The Orthodox Church is today a federation of fifteen self-governing churches which share a common faith, a common liturgical and sacramental tradition, and a common history beginning at Jerusalem in approximately 33 A.D. In the Old Testament we find the prophets who foretold the coming of Christ. From the Gospels—and the New Testament in general—we learn about our Lord, God, and Savior, Jesus Christ. We also find the establishment of the Mysteries (the sacraments), liturgical worship, and patterns of administrative authority (bishops, priests, deacons) taking shape in the early Church. The Apostles, the twelve original disciples of Christ, undertook numerous missionary journeys traveling from city to city in the ancient Greco-Roman empire and established Christian communities, many of which survive to this day. Despite persecution, Christianity spread quickly throughout the Middle East, Asia Minor, North and East Africa, Europe, and Central Asia. The spreading of the Church led to the establishment of administrative centers around the five major metropolitan cities of Jerusalem, Antioch, Alexandria, Rome, and Constantinople.
Consider
- On the one hand, it is the oldest Church in Christendom. On the other hand, it’s new to most people in North America.
- It is the second largest body in Christendom with hundreds of millions of people worldwide.
- In the twentieth century alone, an estimated 40 million Orthodox Christians gave their lives for their faith, primarily under communism.
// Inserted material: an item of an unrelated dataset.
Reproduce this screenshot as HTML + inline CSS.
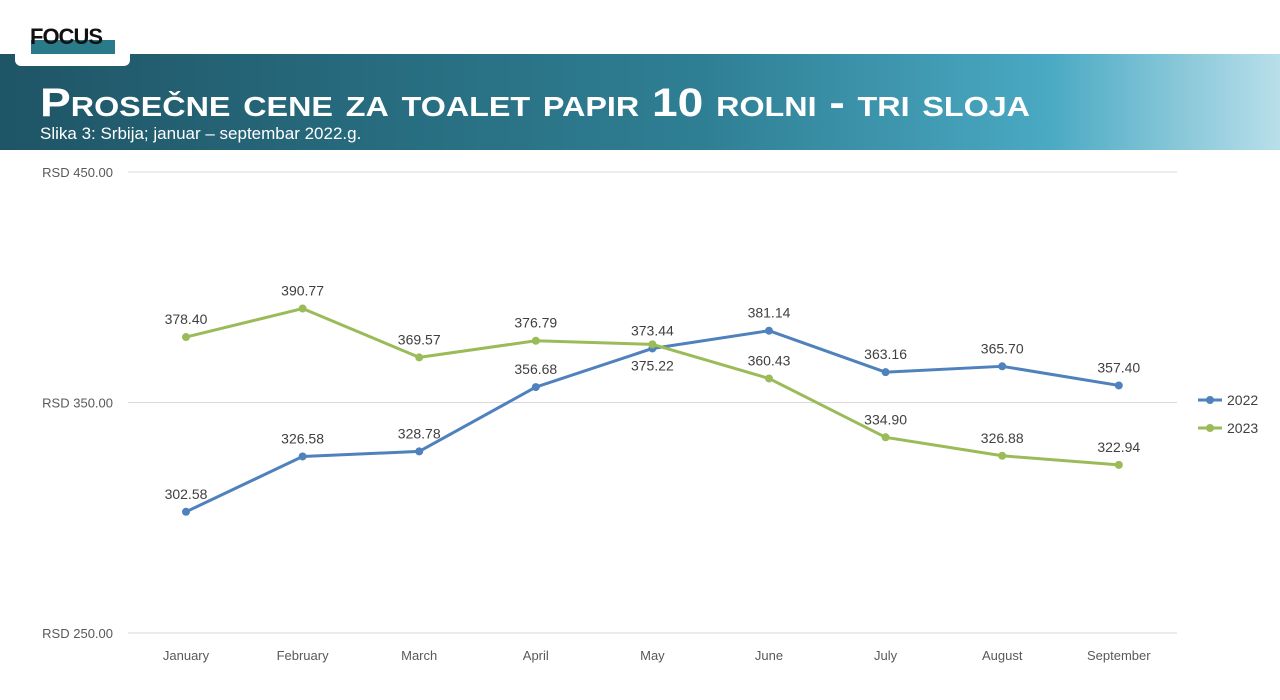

So high is the commitment of many Orthodox Christians to Christ and his Church, she has often been called “the Church of the martyrs.”
- She is the Church of some of history’s greatest theologians, scholars, and writers: people like John Chrysostom, Justin Martyr, Basil, and Augustine.
The First Thousand Years…
The first thousand years of Christianity witnessed a common faith throughout the Christian world both East and West. There were doctrinal disputes: Arians, Nestorians, Monophysites and others introduced erroneous theologies and practices during the fourth and fifth centuries—“Iconoclasts” attacked the use of icons during the eighth. Such disputes were settled as fathers of the faith throughout the entire world gathered together in council. The decisions of seven of these councils were universally accepted by the faithful and have become known distinctly as “ecumenical”, or ‘of the whole earth’. Guided by the Holy Spirit, attested to by countless numbers of Christians through the centuries, the Ecumenical Councils articulate the faith of the “one, holy, catholic, and apostolic Church” that continues unchanged in the Orthodox Church to this day.
The Great Schism
The break in communion between the East and West—between the Eastern Orthodox Churches and the Roman Catholic Church, known as the Great Schism, came about between the 9th and 12th centuries. In the West, Rome altered some of the ancient doctrines (“the filioque”), as well as added new doctrines (papal infallibility, immaculate conception, etc.). In the 16th century, Protestant Reformers made further changes and deletions. All the while, the remaining four ancient “patriarchates” continued steadfast in the same fullness of faith handed down from Christ himself through his holy Apostles. Through extensive missionary efforts these four centers were later joined by the Russian and other patriarchates—constituting the fifteen autocephalous (self-headed) Churches today united as the one, holy catholic, and apostolic Church, spread throughout the world.